Question

I use SLIME/SBCL/Emacs and Quicklisp on Ubuntu Raring. I have the function defined below. I would like to add to my Lisp library's top .lisp file, i.e., the one every other one depends on, so that I can use it in all the functions I write with my library by just adding (update-swank) to a function instead of having to add the entire function below to each piece of code that uses it.

(defun update-swank ()
   "Grabs SWANK connections and tells it to handle requests. 
    Call this every loop in the main loop of your program"
   (continuable
     (let ((connection (or swank::*emacs-connection*
               (swank::default-connection))))
       (when connection
     (swank::handle-requests connection t)))))

When I do this and restart emacs, loading my library in the process because I have the asdf:load-op in my .sbclrc file, I get a

READ error during COMPILE-FILE:
;   
   ;     Package SWANK does not exist.

in inferior lisp, and SLIME is stuck polling because the library doesn't load because in my current setup SLIME/SBCL doesn't know what swank is at the time the .lisp file that update-swank is in is loaded. I tried adding (in-package :swank) to the file that update-swank is in, but got

The name "SWANK" does not designate any package.

in inferior lisp when my library is loaded at emacs startup.

I searched through CEPL (where i got update-swank from https://github.com/cbaggers/cepl/blob/master/cepl-utils.lisp) and then copied what the creator of CEPL did and exported the function in my packages.lisp. I made sure the function was added like he did on line 20 of cepl-utils here https://github.com/cbaggers/cepl/blob/master/cepl-utils.lisp......I load my library btw with

(asdf:operate 'asdf:load-op :cl-test)
(in-package #:cl-test)

in my .sbclrc file which i assume is loaded before my .emacs file loads slime at emacs start up (i have (slime) in my .emacs file) ...I just tested removing the adsf:load-op and in-package and from my .sbclrc and running the asdf:load-op after slime/swank has been loaded and what i've been trying to do here worked with no error....but i would like to be able load my library automatically at emacs startup and the way i usually do that is by adding the asdf:load-op to my .sbclrc....If someone could tell me another way to load my library automatically at emacs startup after swank has been loaded that would answer this ?

Was it helpful?

Solution 2

This was made to sit inside the main loop of the game/realtime-demo as that was what was blocking the repl from updating. Luckily we are in control of the loop so that is easy.
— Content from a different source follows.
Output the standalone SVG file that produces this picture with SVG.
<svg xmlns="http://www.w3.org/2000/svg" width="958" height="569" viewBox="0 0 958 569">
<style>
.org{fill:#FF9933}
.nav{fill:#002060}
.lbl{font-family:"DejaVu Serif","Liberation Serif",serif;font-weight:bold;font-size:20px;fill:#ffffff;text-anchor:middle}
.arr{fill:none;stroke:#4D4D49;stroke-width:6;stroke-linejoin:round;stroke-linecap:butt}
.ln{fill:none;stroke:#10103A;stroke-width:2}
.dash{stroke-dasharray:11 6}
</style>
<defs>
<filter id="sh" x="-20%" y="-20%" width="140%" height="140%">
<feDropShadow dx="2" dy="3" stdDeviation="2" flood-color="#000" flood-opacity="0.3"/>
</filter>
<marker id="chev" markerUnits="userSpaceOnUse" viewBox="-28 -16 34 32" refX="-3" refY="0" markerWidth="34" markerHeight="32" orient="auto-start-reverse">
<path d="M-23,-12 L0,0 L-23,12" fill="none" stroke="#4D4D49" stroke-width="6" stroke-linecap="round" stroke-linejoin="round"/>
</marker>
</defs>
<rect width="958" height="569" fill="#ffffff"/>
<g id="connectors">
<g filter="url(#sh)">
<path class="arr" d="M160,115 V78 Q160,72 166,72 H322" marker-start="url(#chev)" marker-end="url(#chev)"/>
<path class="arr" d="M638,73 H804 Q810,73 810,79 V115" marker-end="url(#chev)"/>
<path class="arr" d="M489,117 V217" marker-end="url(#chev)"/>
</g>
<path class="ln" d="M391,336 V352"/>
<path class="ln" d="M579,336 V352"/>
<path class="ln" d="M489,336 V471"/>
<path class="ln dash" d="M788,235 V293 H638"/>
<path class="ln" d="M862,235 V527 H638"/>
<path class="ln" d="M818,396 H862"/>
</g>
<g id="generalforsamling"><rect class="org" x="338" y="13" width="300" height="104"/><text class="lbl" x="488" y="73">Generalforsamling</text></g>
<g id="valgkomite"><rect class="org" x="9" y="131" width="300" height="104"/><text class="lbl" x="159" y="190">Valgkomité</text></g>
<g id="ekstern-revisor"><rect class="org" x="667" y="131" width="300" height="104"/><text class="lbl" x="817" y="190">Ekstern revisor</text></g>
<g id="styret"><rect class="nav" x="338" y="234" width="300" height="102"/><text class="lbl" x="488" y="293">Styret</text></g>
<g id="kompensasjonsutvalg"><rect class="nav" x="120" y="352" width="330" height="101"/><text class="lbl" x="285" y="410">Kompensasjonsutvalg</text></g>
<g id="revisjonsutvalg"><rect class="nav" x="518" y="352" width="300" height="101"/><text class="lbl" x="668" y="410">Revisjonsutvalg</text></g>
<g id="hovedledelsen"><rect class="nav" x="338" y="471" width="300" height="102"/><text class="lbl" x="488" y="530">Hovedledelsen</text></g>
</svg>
Now you are wanting to use this in your library (probably with opencv) so you need to identify what is blocking the update, this is generally some kind of 'main loop' if you have access to the main loop then call update-swank from in there.
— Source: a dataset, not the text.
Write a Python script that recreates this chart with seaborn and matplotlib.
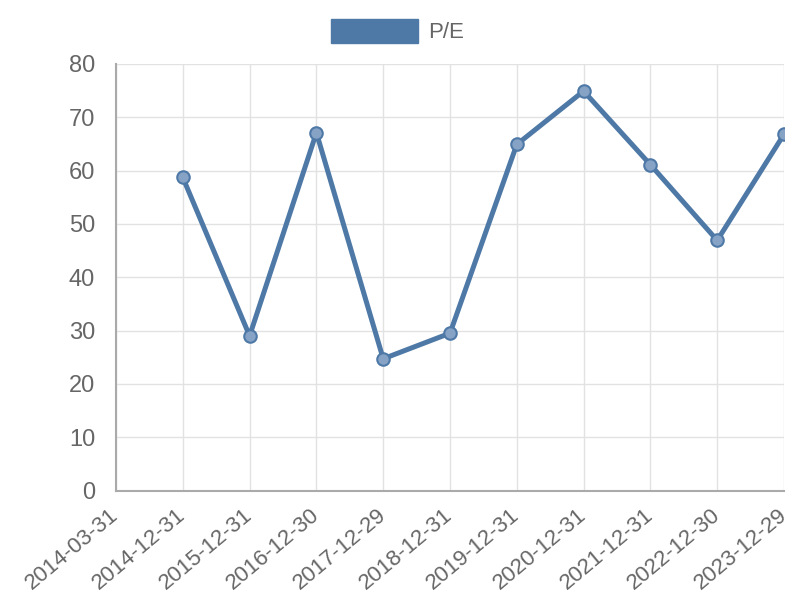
import matplotlib.pyplot as plt
import matplotlib.patches as mpatches
import numpy as np
import pandas as pd
import seaborn as sns

# Data
dates = [
    "2014-03-31", "2014-12-31", "2015-12-31", "2016-12-30", "2017-12-29", "2018-12-31",
    "2019-12-31", "2020-12-31", "2021-12-31", "2022-12-30", "2023-12-29",
]
pe_values = [np.nan, 58.7, 29.0, 67.1, 24.7, 29.5, 64.9, 74.9, 61.1, 46.9, 66.8]
y_ticks = [0, 10, 20, 30, 40, 50, 60, 70, 80]

line_color = "#4e79a7"
text_color = "#666666"
grid_color = "#e2e2e2"

sns.set_style("white")
plt.rcParams["font.family"] = ["Liberation Sans", "DejaVu Sans"]

df = pd.DataFrame({"pos": np.arange(len(dates)), "date": dates, "pe": pe_values})

fig = plt.figure(figsize=(8, 6), dpi=100)
ax = fig.add_axes([0.145, 0.1825, 0.835, 0.711])

sns.lineplot(data=df, x="pos", y="pe", ax=ax, color=line_color, linewidth=3.6,
             marker="o", markersize=9, markerfacecolor="#86a3c6",
             markeredgecolor=line_color, markeredgewidth=1.5, legend=False)

ax.set_xlim(0, len(dates) - 1)
ax.set_ylim(0, 80)
ax.set_xticks(df["pos"])
ax.set_xticklabels(dates, rotation=40, ha="right", va="center", rotation_mode="anchor")
ax.set_yticks(y_ticks)
ax.set_xlabel("")
ax.set_ylabel("")

ax.grid(True, color=grid_color, linewidth=1)
ax.set_axisbelow(True)
for side in ["top", "right"]:
    ax.spines[side].set_visible(False)
for side in ["left", "bottom"]:
    ax.spines[side].set_color("#aaaaaa")
    ax.spines[side].set_linewidth(1.5)

ax.tick_params(axis="y", direction="out", length=11, width=1, color=grid_color,
               labelcolor=text_color, labelsize=17, pad=4)
ax.tick_params(axis="x", direction="out", length=8, width=1, color=grid_color,
               labelcolor=text_color, labelsize=16, pad=8)

handle = mpatches.Patch(facecolor=line_color, edgecolor=line_color, label="P/E")
fig.legend(handles=[handle], loc="center", bbox_to_anchor=(0.497, 1 - 31 / 600),
           frameon=False, fontsize=16, handlelength=3.9, handleheight=1.35,
           handletextpad=0.45, labelcolor=text_color)

fig.savefig("out.png", dpi=100)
If the main loop is being controlled by a foreign library then perhaps you can put it in a function that gets called every 'loop'. All you really need is it to be called often enough that the repl feels responsive.

Other than that you can try changing the settings of swank to run on a separate thread though I have no experience doing that so I cant tell you how well that would work.

You can see it inside the main loop in the (run-demo) function of this example

Also I talk about it in this video. Though albeit perhaps not in enough detail :)

The fact you are getting "swank does not exist" is very odd. It suggest that swank is not loaded, but if you are using slime then swank must be there!

p.s. Remember that this is for use with Slime or Slim, which means you are using them with emacs or vim. If you are not using Slime+emacs or Slim+vim this function will not work!

[EDIT] Ok so I duplicated your issue by putting (ql:quickload :cepl) at the end of quicklisp's setup.lisp file. This gave me the 'Package SWANK does not exist'. One quick way to address this is to specify swank as a dependency in your project's asd file. So for example:

(asdf:defsystem #:cepl
  :serial t
  :depends-on (#:cl-opengl
               #:swank     ;;<---HERE
               #:lbm-sdl
               #:varjo
               #:cl-utilities
               #:cl-ppcre
               #:symbol-munger
               #:classimp
               #:temporary-file
               #:md5)
  :components ((:file "package")
               (:file "maths/base-maths")
               (:file "base-macros")
               ;; (:file "base-lispbuilder")
               (:file "cepl-utils")

Hope it helps :)

OTHER TIPS

If there is not a package defined in a running Lisp, then this package can't be used. First you need to define the package and then you can read symbols from that package. Packages are not created when CL tries to read a symbol from an unknown package.

If (find-package "FOO") returns NIL, then you can not read a symbol like FOO::BAR.

Two solutions to that are:

  • execute the package definition before a symbol from that package is read

  • remove the symbols from the source code:

Example:

foo::*bar*

replace with

(symbol-value (find-symbol "*BAR*" "FOO"))

Above finds the symbol at runtime and retrieves the symbol value.

Also:

(foo::bar :baz t)

replace with

(funcall (symbol-function (find-symbol "BAR" "FOO")) :baz t)

Above finds the symbol at runtime, retrieves the function and calls it.